Theoretically, one could create nanotubes that extend from the Earth into space - there's no physical limit to their length. They are currently made using four basic approaches, with two fastest out of the gate: pulsed laser vaporization and electric arc discharge. In the former technique, pulsed lasers strike a catalyst of graphite and metal - cobalt and nickel - which are vaporized into a tube filled with pressurized argon in an oven heated to 1473 degrees Kelvin. In those extreme conditions the nanotubes self-assemble from the carbon vapor and then condense on the flow tube's walls. In the latter, faster, method developed at the University of Montpellier in France, the carbon is also vaporized. But instead, this time catalysts of nickel and yttrium are vaporized from an anode when it's hit with 100 amps of electricity at 35 volts. The nanotubes self assemble in a stainless steel chamber filled with low-pressure helium gas, cooled by water. A newer third method simply decomposes carbon-containing molecules on nanometer-sized particles of metal catalysts.

Smalley's team recently began producing nanotubes from, essentially, car exhaust. High-pressure carbon monoxide (HiPco) is reacted with iron pentacarbonyl, which is also under high pressure, and heated. The iron clusters phase into a gas and the carbon atoms grow into nanotubes around those clusters. A NASA research paper described this method promising because it's rapid and relatively clean, meaning that there's less carbon soot and catalyst to remove to purify samples. Smalley said he could even imagine making huge sheets of carbon that have rounded corners and seamlessly connected sides, a flattened Fullerine just two atoms thick, almost like a giant pita bread. "I'm not sure what you could do with it, but it sure would be cool stuff," Smalley said, but then added that it might be layered and adhered in a superstrong composite.

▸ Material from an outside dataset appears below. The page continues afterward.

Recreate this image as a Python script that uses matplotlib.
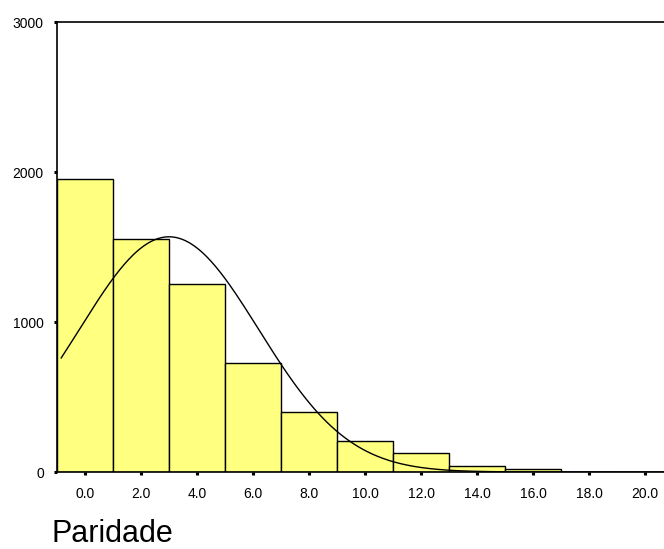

With promising techniques for real production of the nanotubes in place, it didn't take long for visions of space elevators and skyhook tethers to pop into the minds of dreamy sci-fi writers and hard-nosed aerospace engineers alike. But that's a ways off. Our longest single wall nanotube to date is a millimeter, and even Smalley's technique yields just 10 grams of useful material per day. Even when, in perhaps a decade or so, we start mass-producing carbon nanotubes, they'll be short strands. More likely we'll see small nanotube strands clinging into longer strands through the Van der Waal Force, the same intermolecular attraction that tangles spaghetti or holds the cellulose fibers of hemp rope together.

"In regards to the space elevator using carbon nanotubes - I myself do not personally see the benefit of using single walled or multiwalled carbon nanotubes when composite materials made from graphitic fibers can perform similarly, and much more cheaply.  The bulk use of carbon nanotubes is still a very long way off, and a tremendous amount of development effort will be required for this vision to ever be realized. I think this application for CNTs is a little crazy, but hey, a lot of crazy ideas have eventually found their niche.  It just may take a very long time," argues Dr. Alan M. Cassell, Senior Research Scientist of the Eloret Corporation at NASA Ames Research Center.

As Smalley remarked, "until strong, continuous tubes are in the hands of engineers, it's all idle speculation."